Print all of the lines exactly. Any picture among them stays out.
----
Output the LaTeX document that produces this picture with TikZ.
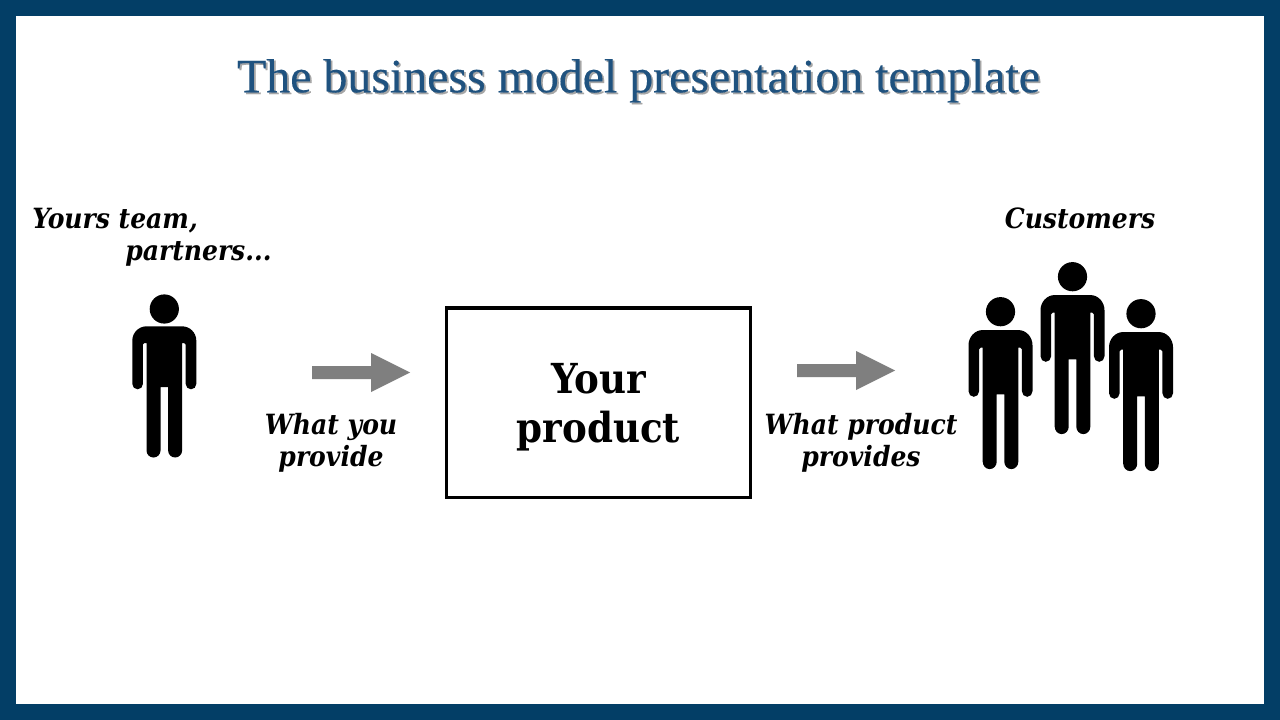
\documentclass[tikz,border=0pt]{standalone}
\usepackage{fontspec}
\setmainfont{DejaVu Serif}
\newfontfamily\titlefont[FakeBold=0.3]{Liberation Serif}
\newfontfamily\labelfont{DejaVu Serif Condensed}
\definecolor{frameblue}{HTML}{033E66}
\definecolor{titleblue}{HTML}{1F527F}
\definecolor{arrowgray}{HTML}{7F7F7F}
\tikzset{
  x=0.75pt,y=-0.75pt,
  lab/.style={font=\labelfont\bfseries\itshape\fontsize{20.9}{24}\selectfont,align=center,inner sep=0pt,text=black},
  prod/.style={draw=black,line width=2.5pt,minimum width=228pt,minimum height=142pt,inner sep=0pt,align=center,font=\labelfont\bfseries\fontsize{31}{36.5}\selectfont},
  ttl/.style={inner sep=0pt,font=\titlefont\fontsize{35.9}{40}\selectfont},
  head/.pic={\fill[black] (0,0) circle[radius=14.6];},
  body/.pic={
    \fill[black]
      (-17.7,17.3) arc[start angle=270,end angle=180,radius=14.3] -- (-32,75)
      arc[start angle=180,end angle=0,radius=5.3] -- (-21.4,35.5)
      arc[start angle=180,end angle=270,radius=1.5] -- (-17.8,34) -- (-17.8,141.5)
      arc[start angle=180,end angle=0,radius=7] -- (-3.8,78) -- (3.8,78) -- (3.8,141.5)
      arc[start angle=180,end angle=0,radius=7] -- (17.8,34) -- (19.9,34)
      arc[start angle=270,end angle=360,radius=1.5] -- (21.4,75)
      arc[start angle=180,end angle=0,radius=5.3] -- (32,31.6)
      arc[start angle=0,end angle=-90,radius=14.3] -- cycle;
  },
}
\begin{document}
\begin{tikzpicture}
\useasboundingbox (0,0) rectangle (1280,720);
\fill[frameblue] (0,0) rectangle (1280,720);
\fill[white] (16,16) rectangle (1264,704);
\node[ttl,text=black!35] at (640.3,82.5) {The business model presentation template};
\node[ttl,text=titleblue] (title) at (638.5,80.8) {The business model presentation template};
\node[prod] (product) at (598.5,402.5) {\rule{0pt}{30pt}Your\\product};
\node[lab,anchor=base west] (team) at (32,228.5) {Yours team,};
\node[lab,anchor=base west] (partners) at (125,260.5) {partners...};
\node[lab] (cust) at (1080,218) {Customers};
\node[lab] (wyp) at (331,442.5) {What you\\provide};
\node[lab] (wpp) at (861,442.5) {What product\\provides};
\pic at (164.3,309) {head};
\pic at (164.3,309) {body};
\pic at (1000.5,311.7) {head};
\pic[yscale=1.06] at (1000.5,311.7) {body};
\pic at (1072.5,276.7) {head};
\pic[yscale=1.06] at (1072.5,276.7) {body};
\pic at (1141,313.7) {head};
\pic[yscale=1.06] at (1141,313.7) {body};
\fill[arrowgray] (312,366) -- (371,366) -- (371,353) -- (410,372.5) -- (371,392) -- (371,379) -- (312,379) -- cycle;
\fill[arrowgray] (797,364) -- (856,364) -- (856,351) -- (895,370.5) -- (856,390) -- (856,377) -- (797,377) -- cycle;
\end{tikzpicture}
\end{document}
----
- Problem solution
Output the LaTeX document that produces this picture with TikZ.
\documentclass[tikz,border=0pt]{standalone}
\usepackage{fontspec}
\setmainfont{DejaVu Serif}
\newfontfamily\titlefont[FakeBold=0.3]{Liberation Serif}
\newfontfamily\labelfont{DejaVu Serif Condensed}
\definecolor{frameblue}{HTML}{033E66}
\definecolor{titleblue}{HTML}{1F527F}
\definecolor{arrowgray}{HTML}{7F7F7F}
\tikzset{
  x=0.75pt,y=-0.75pt,
  lab/.style={font=\labelfont\bfseries\itshape\fontsize{20.9}{24}\selectfont,align=center,inner sep=0pt,text=black},
  prod/.style={draw=black,line width=2.5pt,minimum width=228pt,minimum height=142pt,inner sep=0pt,align=center,font=\labelfont\bfseries\fontsize{31}{36.5}\selectfont},
  ttl/.style={inner sep=0pt,font=\titlefont\fontsize{35.9}{40}\selectfont},
  head/.pic={\fill[black] (0,0) circle[radius=14.6];},
  body/.pic={
    \fill[black]
      (-17.7,17.3) arc[start angle=270,end angle=180,radius=14.3] -- (-32,75)
      arc[start angle=180,end angle=0,radius=5.3] -- (-21.4,35.5)
      arc[start angle=180,end angle=270,radius=1.5] -- (-17.8,34) -- (-17.8,141.5)
      arc[start angle=180,end angle=0,radius=7] -- (-3.8,78) -- (3.8,78) -- (3.8,141.5)
      arc[start angle=180,end angle=0,radius=7] -- (17.8,34) -- (19.9,34)
      arc[start angle=270,end angle=360,radius=1.5] -- (21.4,75)
      arc[start angle=180,end angle=0,radius=5.3] -- (32,31.6)
      arc[start angle=0,end angle=-90,radius=14.3] -- cycle;
  },
}
\begin{document}
\begin{tikzpicture}
\useasboundingbox (0,0) rectangle (1280,720);
\fill[frameblue] (0,0) rectangle (1280,720);
\fill[white] (16,16) rectangle (1264,704);
\node[ttl,text=black!35] at (640.3,82.5) {The business model presentation template};
\node[ttl,text=titleblue] (title) at (638.5,80.8) {The business model presentation template};
\node[prod] (product) at (598.5,402.5) {\rule{0pt}{30pt}Your\\product};
\node[lab,anchor=base west] (team) at (32,228.5) {Yours team,};
\node[lab,anchor=base west] (partners) at (125,260.5) {partners...};
\node[lab] (cust) at (1080,218) {Customers};
\node[lab] (wyp) at (331,442.5) {What you\\provide};
\node[lab] (wpp) at (861,442.5) {What product\\provides};
\pic at (164.3,309) {head};
\pic at (164.3,309) {body};
\pic at (1000.5,311.7) {head};
\pic[yscale=1.06] at (1000.5,311.7) {body};
\pic at (1072.5,276.7) {head};
\pic[yscale=1.06] at (1072.5,276.7) {body};
\pic at (1141,313.7) {head};
\pic[yscale=1.06] at (1141,313.7) {body};
\fill[arrowgray] (312,366) -- (371,366) -- (371,353) -- (410,372.5) -- (371,392) -- (371,379) -- (312,379) -- cycle;
\fill[arrowgray] (797,364) -- (856,364) -- (856,351) -- (895,370.5) -- (856,390) -- (856,377) -- (797,377) -- cycle;
\end{tikzpicture}
\end{document}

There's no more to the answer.